Время шло, и вдруг мы с Гариком, чтобы избавиться от неприятного душевного осадка в связи с этой некрасивой историей, решили «добить» Зяму великодушием. Сейчас думаю, что, когда Гердт узнал о письме авторов, которые пожаловали ему некоторую часть гонорара, он подумал о нас совсем не то, что нам бы хотелось.
Однажды, в дни, когда ставился «Дон Жуан», я очень поздно возвращался со съемок. Не торопясь, шел домой пешком, чтобы «продышаться» после дымной павильонной атмосферы. Поднимаясь по безлюдной в этот час улице Немировича-Данченко (теперь почему-то в Москве такой улицы нет), я увидел вдали оранжевый трепещущий свет. Пожар! Сразу же за высокой аркой соседнего с Моссоветом здания горело полуразобранное, предназначенное к сносу старое деревянное строение. Взвыла сирена пожарной машины.
Я ускорил шаги. Вдруг прямо передо мной из подъезда в безлюдье улицы выскочили два человека — мужчина и женщина. Схватившись за руки, они бегом устремились в сторону пожара. Мужчина был с непокрытой головой. На бегу разлетались и подпрыгивали пряди седых волос. Ба, да это же Образцов и его жена — Ольга Александровна. Они далеко обогнали меня. Когда я подошел к арке, пожарные уже успели выдвинуть лестницы, орудовали в пламени, растаскивали горящие бревна, сбивая оранжевые языки пенящимися струями из брандспойтов. Бурый дым клубами катился по переулку. Зачем среди ночи этот седой человек, как мальчишка, бежал на пожар? Просто из любопытства? Полюбоваться эффектным зрелищем?
Потом я думал об этом и вот что понял: в нем, Сергее Владимировиче, опытном, много пережившем человеке, давно признанном, увенчанном лаврами мастере, не было никакой успокоенности. Только не надо путать успокоенность и покой, о котором еще Пушкин сказал: «покой и воля». Этого пушкинского покоя, идущего от сознания своей творческой воли, цельности мировоззрения, Образцову было не занимать. Но вот успокоенности, что сродни равнодушию… Случайный ли пожар рядом с его домом, или пожар военного конфликта где-то очень далеко от дома, вопрос об отношении к «братьям нашим меньшим», или дискуссия на тему старинного романса, или… — Образцов всюду «сует свой нос». Его ненасытное любопытство происходило от мучительного чувства личной ответственности за все, что случается в человеческом мире, из острого ощущения причастности к своему времени. Образцовская говорливость, к которой не мешало бы почаще прислушиваться и маленьким, и большим, и очень большим.

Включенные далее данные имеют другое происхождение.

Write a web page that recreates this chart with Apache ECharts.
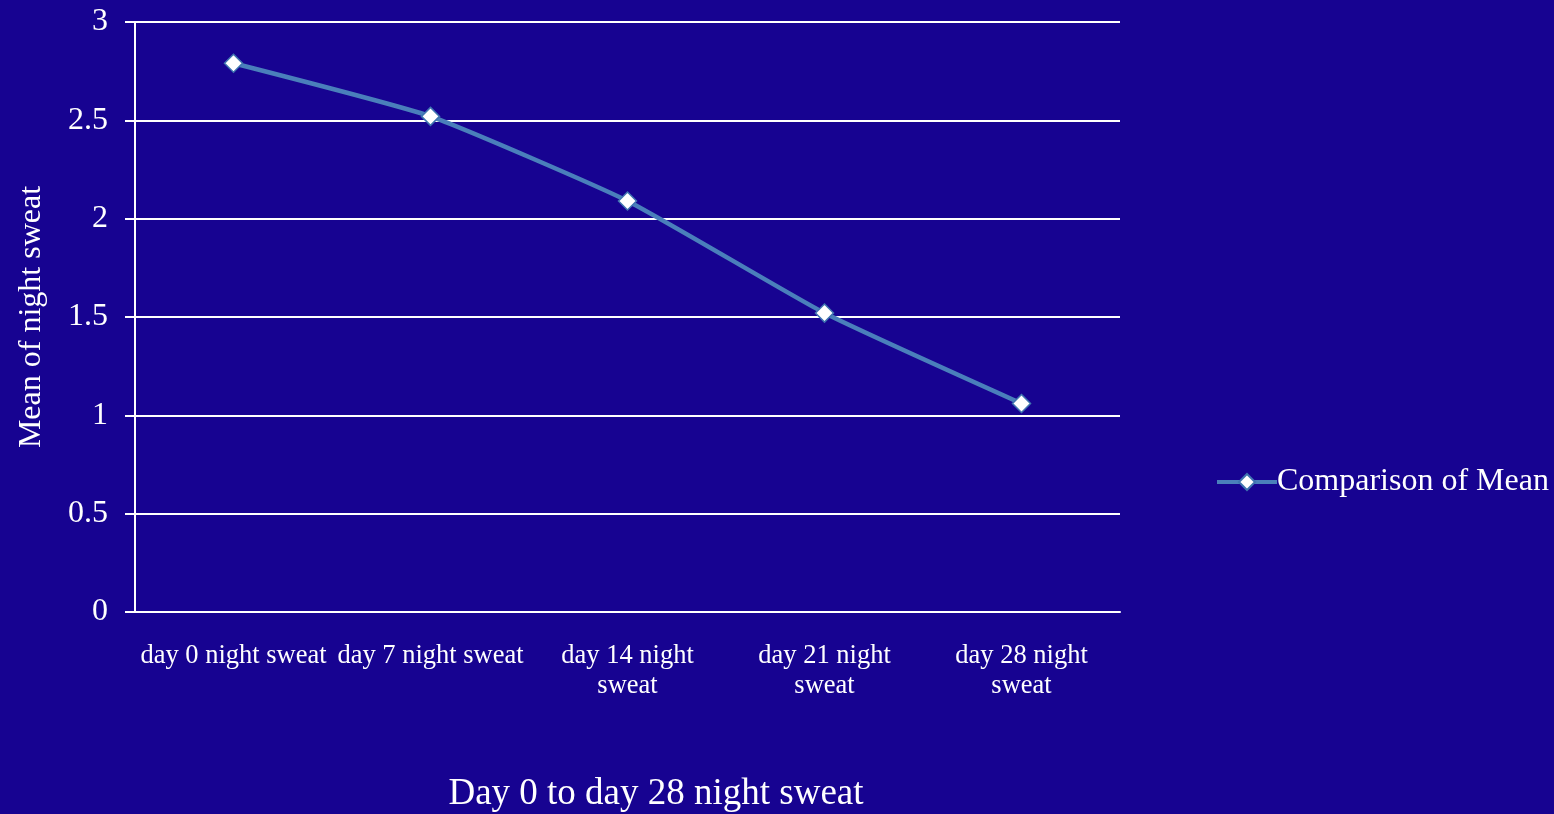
<!DOCTYPE html>
<html>
<head>
<meta charset="utf-8">
<script src="https://cdn.jsdelivr.net/npm/echarts@6/dist/echarts.min.js"></script>
<style>
html,body{margin:0;padding:0;background:#170391;}
#c{width:1554px;height:814px;}
</style>
</head>
<body>
<div id="c"></div>
<script>
const categories = ["day 0 night sweat", "day 7 night sweat", "day 14 night sweat", "day 21 night sweat", "day 28 night sweat"];
const meanValues = [2.79, 2.52, 2.09, 1.52, 1.06];
const seriesName = "Comparison of Mean";
const yTicks = [0, 0.5, 1, 1.5, 2, 2.5, 3];

const chart = echarts.init(document.getElementById('c'), null, {renderer: 'canvas'});
const font = '"Liberation Serif", "Times New Roman", serif';
chart.setOption({
  backgroundColor: '#170391',
  animation: false,
  textStyle: {fontFamily: font, color: '#fff'},
  title: {
    text: 'Day 0 to day 28 night sweat',
    left: 651, top: 771, textAlign: 'center',
    textStyle: {fontFamily: font, color: '#fff', fontSize: 37, fontWeight: 'normal'}
  },
  legend: {
    left: 1210, top: 461,
    itemWidth: 60, itemHeight: 20, itemGap: 0,
    lineStyle: {width: 4},
    textStyle: {fontFamily: font, color: '#fff', fontSize: 32, padding: [0, 0, 0, -5]},
    data: [seriesName]
  },
  grid: {left: 135, right: 434, top: 22, bottom: 202, containLabel: false},
  xAxis: {
    type: 'category',
    data: categories,
    boundaryGap: true,
    axisLine: {show: true, lineStyle: {color: '#fff', width: 2}},
    axisTick: {show: false},
    axisLabel: {
      color: '#fff', fontFamily: font, fontSize: 26.5, margin: 29, lineHeight: 30,
      interval: 0,
      formatter: v => v.length > 17 ? v.replace(/ (\S+)$/, '\n$1') : v
    }
  },
  yAxis: {
    type: 'value',
    min: 0, max: 3, interval: 0.5,
    name: 'Mean of night sweat',
    nameLocation: 'middle',
    nameGap: 87,
    nameTextStyle: {color: '#fff', fontFamily: font, fontSize: 32},
    axisLine: {show: true, lineStyle: {color: '#fff', width: 2}},
    axisTick: {show: true, length: 10, lineStyle: {color: '#fff', width: 2}},
    axisLabel: {color: '#fff', fontFamily: font, fontSize: 32, margin: 27,
      formatter: v => yTicks.includes(v) ? String(v) : ''},
    splitLine: {show: true, lineStyle: {color: '#fff', width: 2}}
  },
  series: [{
    name: seriesName,
    type: 'line',
    data: meanValues,
    smooth: 0.15,
    symbol: 'diamond',
    symbolSize: 18,
    lineStyle: {color: '#4a7fbb', width: 4.5},
    itemStyle: {color: '#ffffff', borderColor: '#3f74b0', borderWidth: 1.5}
  }]
});
</script>
</body>
</html>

Мои отношения с Образцовым продолжались, хотя встречи стали редкими.
Спектакль «Дон Жуан» уже носил приставку не 76, а 84. В этом же 84-м году Образцов удостоился Ленинской премии, и один популярный литературный журнал заказал мне небольшой очерк об Образцове.
Я, в частности, писал:
«Театр всегда театр. Большой, миниатюр, кукольный — неважно. Действуют одни и те же театральные законы. Не буду останавливаться на подробностях режиссерского труда, творческого почерка народного артиста СССР С. В. Образцова. Это лучше меня сделают критики, специалисты. Но позволю себе утверждать, что на сегодняшний день среди множества столичных театров, старых и новых, может быть, ГЦТК, под художественным руководством Сергея Образцова, бережнее и вернее других несет и развивает традицию, идущую от великой школы Станиславского — Немировича-Данченко. Национальную театральную традицию. И этим, на мой взгляд, прежде всего следует объяснять всемирный успех искусства этого советского театра».
Цитирую самого себя только потому, что именно эти строки впервые привели меня в дом Сергея Владимировича.